GSA Connects 2022 meeting in Denver, Colorado

Paper No. 173-3
Presentation Time: 9:00 AM-1:00 PM

MICROSTRUCTURAL ANALYSIS AND ELECTRON BACKSCATTER DIFFRACTION OF LATE CRETACEOUS – EARLY PALEOGENE MID-CRUSTAL SHEAR ZONES IN THE PUERTO BLANCO MOUNTAINS, ORGAN PIPE CACTUS NATIONAL MONUMENT, SOUTHERN ARIZONA


ALEKSEY, Matthew1, GOODWIN, Laurel1, CHAPMAN, James2 and ROSSI, Amanda3, (1)Department of Geoscience, University of Wisconsin-Madison, 1215 W. Dayton St, Madison, WI 53706, (2)Geological Sciences Department, University of Texas-El Paso, 591 W University Ave, El Paso, TX 79902, (3)Geology and Geophysics Department, University of Wyoming, 1000 E. University Ave., Laramie, WY 82071

Late Cretaceous – Early Paleogene thick-skinned deformation is recorded in the Quitobaquito Hills, Organ Pipe Cactus National Monument, where Precambrian gneissic basement was thrust over Jurassic metavolcanics (quartz+feldspars+white mica) along the Quitobaquito shear zone.
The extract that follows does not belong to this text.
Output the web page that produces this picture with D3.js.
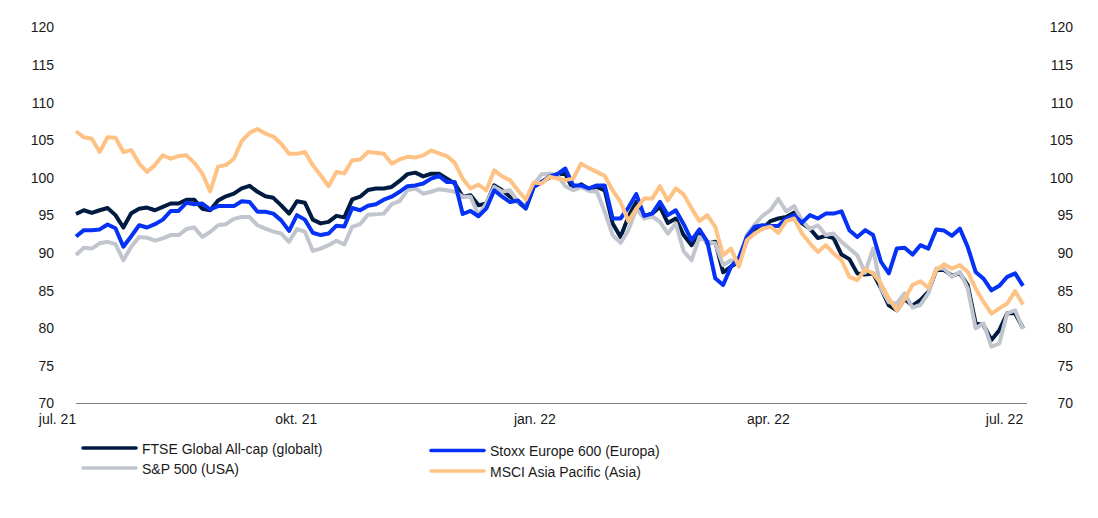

Subsidiary shear zones are preserved in the metavolcanics of the Quitobaquito Hills, as well as 10 km to the NE in the Puerto Blanco Mountains, where Precambrian rocks are not exposed. Thin sections from SL tectonites of two shear zones from the NW Puerto Blanco mountains were analyzed to compare shear kinematics and deformation mechanisms and constrain deformation temperatures. Electron backscatter diffraction (EBSD) of recrystallized quartz-rich domains, quartz ribbons, and relict quartz porphyroclasts was used to investigate quartz crystallographic preferred orientations (CPO) in polyphase rocks. Ubiquitous core-and-mantle structures suggest dislocation creep was accommodated dominantly via subgrain rotation recrystallization. Feldspars record brittle deformation and quartz strain shadows, with rare evidence of bulging recrystallization. Sigma-type porphryoclast systems and shear bands record top-to-the-north shearing, although a high proportion of porphyroclast systems are symmetrical. A subsimple shear model is proposed. CPOs of recrystallized quartz grains record different patterns in the two shear zones investigated. One records a statistically significant non-coaxial pattern (M.U.D. > 3), consistent with microstructures, suggesting basal <a> slip in quartz. The other records a weak coaxial, Type I crossed-circle girdle (M.U.D. < 1.5), consistent with combined basal<a> and prism<a> slip. The intensity of the CPO signal decreases along a strain gradient toward the core of each shear zone, where laterally continuous white mica layers, grain sizes <10 µm, and the high percentage of polyphase grain boundaries may be more favorable for grain boundary sliding assisted diffusion creep. Microstructural analysis and EBSD results are consistent with dynamic recrystallization at greenschist facies conditions between ~400 and 500°C.